Let me clarify that I'm not defending the notion of statistical significance in data analysis -- I'm merely saying that the advice to publish likelihood ratios is not a complete answer for avoiding debate over priors.
I analyzed some data using two versions of a model that had ~6000 interest parameters and ~6000 nuisance parameters. One of my goals was to determine which version was more appropriate for the problem. The strict Bayesian answer is to compare different possible models using the Bayes factor, which marginalizes over every parameter in each version of the model with respect to each version's prior. Likelihood ratios are no help here.
It turned out to be a lot easier and more convincing to do a simple residual plot for each version of the model. For one version the residual plot matched the model's assumptions about the error distribution; for the other, it didn't. This is a kind of self-consistency check: passing it doesn't mean that the model is adequate, but failing it definitely means the model is not adequate.
(BTW, the usual jargon goes, "statistically significant at the 0.05 / 0.01 / 0.001 level.")

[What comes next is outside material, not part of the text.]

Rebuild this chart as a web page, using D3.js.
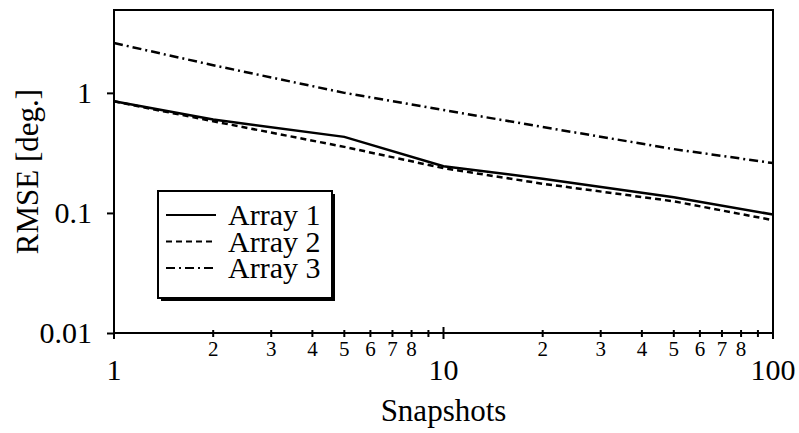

Your ability to distinguish them that way means that there was a large likelihood ratio from the evidence.
I still can't see the relevance of Bayesian Statistics over Frequentist Statistics, and I take Less Wrong as evidence that this is a cause for clarification.
I'm looking for a historical narrative of the development of mathematics that tells me what mistake lead to frequentism over Bayesianism, which is supposedly the correct view. Alternatively, you can just say "Read PT:TLOS!" if it's that silly of a question.